**What you are asked to do**. Print exactly the lines from the first one down to the line that contains "let chart = echarts.init(document.getElementById('chart'))", both included, and skip the pictures.

◇ ◇ ◇ ◇ ◇ ◇ ◇

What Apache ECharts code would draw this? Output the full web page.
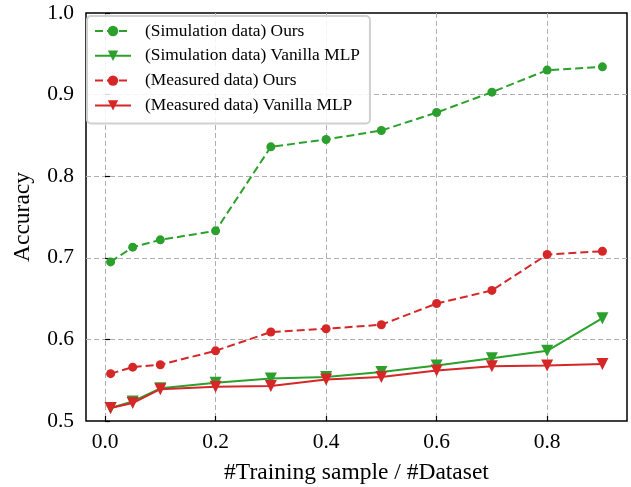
<!DOCTYPE html>
<html>
<head>
<meta charset="utf-8">
<script src="https://cdn.jsdelivr.net/npm/echarts@6/dist/echarts.min.js"></script>
<style>
  html, body { margin: 0; padding: 0; background: #fff; }
  #chart { width: 631px; height: 487px; }
</style>
</head>
<body>
<div id="chart"></div>
<script>
// training ratio on x
const ratios = [0.01, 0.05, 0.1, 0.2, 0.3, 0.4, 0.5, 0.6, 0.7, 0.8, 0.9]
const xTicks = [0.0, 0.2, 0.4, 0.6, 0.8]

// accuracies
const simOurs = [0.695, 0.713, 0.722, 0.733, 0.836, 0.845, 0.856, 0.878, 0.903, 0.930, 0.934]
const simMlp = [0.516, 0.524, 0.540, 0.547, 0.552, 0.554, 0.560, 0.568, 0.577, 0.586, 0.626]
const measOurs = [0.558, 0.566, 0.569, 0.586, 0.609, 0.613, 0.618, 0.644, 0.660, 0.704, 0.708]
const measMlp = [0.516, 0.522, 0.539, 0.542, 0.543, 0.551, 0.554, 0.562, 0.567, 0.568, 0.570]

const GREEN = '#2ca02c'
const RED = '#d62728'
const FONT = '"Liberation Serif", "Times New Roman", serif'

const pairs = (ys) => ratios.map((x, i) => [x, ys[i]])

function mkSeries(name, ys, color, dashed, symbol) {
  return {
    name: name,
    type: 'line',
    data: pairs(ys),
    symbol: symbol,
    symbolSize: symbol === 'circle' ? 9 : 12,
    symbolRotate: symbol === 'triangle' ? 180 : 0,
    itemStyle: { color: color },
    lineStyle: { color: color, width: 2, type: dashed ? [8, 4] : 'solid' },
    animation: false
  }
}

let chart = echarts.init(document.getElementById('chart'))

chart.setOption({
  backgroundColor: '#fff',
  grid: {
    left: 86, top: 13, right: 4, bottom: 66,
    outerBoundsMode: 'none', containLabel: false,
    show: true, borderColor: '#000', borderWidth: 1.5, backgroundColor: 'transparent'
  },
  legend: {
    orient: 'vertical',
    left: 87, top: 16,
    itemWidth: 36, itemHeight: 13, itemGap: 4.8,
    padding: [5, 10, 8, 7],
    backgroundColor: 'rgba(255,255,255,0.85)',
    borderColor: '#d0d0d0', borderWidth: 2, borderRadius: 4,
    textStyle: { fontFamily: FONT, fontSize: 17.4, lineHeight: 20, color: '#000', padding: [0, 0, 0, 9] },
    data: ['(Simulation data) Ours', '(Simulation data) Vanilla MLP', '(Measured data) Ours', '(Measured data) Vanilla MLP']
  },
  xAxis: {
    type: 'value',
    min: -0.0345, max: 0.9445,
    name: '#Training sample / #Dataset',
    nameLocation: 'middle', nameGap: 40,
    nameTextStyle: { fontFamily: FONT, fontSize: 23.5, color: '#000' },
    axisLine: { show: false },
    axisTick: { inside: true, length: 5, lineStyle: { color: '#000', width: 1.2 }, customValues: xTicks },
    axisLabel: { customValues: xTicks, formatter: (v) => v.toFixed(1), fontFamily: FONT, fontSize: 21.5, color: '#000', margin: 10 },
    splitLine: { show: true, lineStyle: { color: '#b0b0b0', type: [5, 3], width: 1 } }
  },
  yAxis: {
    type: 'value',
    min: 0.5, max: 1.0, interval: 0.1,
    name: 'Accuracy',
    nameLocation: 'middle', nameGap: 51,
    nameTextStyle: { fontFamily: FONT, fontSize: 23.5, color: '#000' },
    axisLine: { show: false },
    axisTick: { show: true, inside: true, length: 5, lineStyle: { color: '#000', width: 1.2 } },
    axisLabel: { formatter: (v) => v.toFixed(1), fontFamily: FONT, fontSize: 21.5, color: '#000', margin: 12 },
    splitLine: { show: true, showMinLine: false, showMaxLine: false, lineStyle: { color: '#b0b0b0', type: [5, 3], width: 1 } }
  },
  series: [
    mkSeries('(Simulation data) Ours', simOurs, GREEN, true, 'circle'),
    mkSeries('(Simulation data) Vanilla MLP', simMlp, GREEN, false, 'triangle'),
    mkSeries('(Measured data) Ours', measOurs, RED, true, 'circle'),
    mkSeries('(Measured data) Vanilla MLP', measMlp, RED, false, 'triangle')
  ]
})
</script>
</body>
</html>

◇ ◇ ◇ ◇ ◇ ◇ ◇

**Exercise result**.
What Apache ECharts code would draw this? Output the full web page.
<!DOCTYPE html>
<html>
<head>
<meta charset="utf-8">
<script src="https://cdn.jsdelivr.net/npm/echarts@6/dist/echarts.min.js"></script>
<style>
  html, body { margin: 0; padding: 0; background: #fff; }
  #chart { width: 631px; height: 487px; }
</style>
</head>
<body>
<div id="chart"></div>
<script>
// training ratio on x
const ratios = [0.01, 0.05, 0.1, 0.2, 0.3, 0.4, 0.5, 0.6, 0.7, 0.8, 0.9]
const xTicks = [0.0, 0.2, 0.4, 0.6, 0.8]

// accuracies
const simOurs = [0.695, 0.713, 0.722, 0.733, 0.836, 0.845, 0.856, 0.878, 0.903, 0.930, 0.934]
const simMlp = [0.516, 0.524, 0.540, 0.547, 0.552, 0.554, 0.560, 0.568, 0.577, 0.586, 0.626]
const measOurs = [0.558, 0.566, 0.569, 0.586, 0.609, 0.613, 0.618, 0.644, 0.660, 0.704, 0.708]
const measMlp = [0.516, 0.522, 0.539, 0.542, 0.543, 0.551, 0.554, 0.562, 0.567, 0.568, 0.570]

const GREEN = '#2ca02c'
const RED = '#d62728'
const FONT = '"Liberation Serif", "Times New Roman", serif'

const pairs = (ys) => ratios.map((x, i) => [x, ys[i]])

function mkSeries(name, ys, color, dashed, symbol) {
  return {
    name: name,
    type: 'line',
    data: pairs(ys),
    symbol: symbol,
    symbolSize: symbol === 'circle' ? 9 : 12,
    symbolRotate: symbol === 'triangle' ? 180 : 0,
    itemStyle: { color: color },
    lineStyle: { color: color, width: 2, type: dashed ? [8, 4] : 'solid' },
    animation: false
  }
}

let chart = echarts.init(document.getElementById('chart'))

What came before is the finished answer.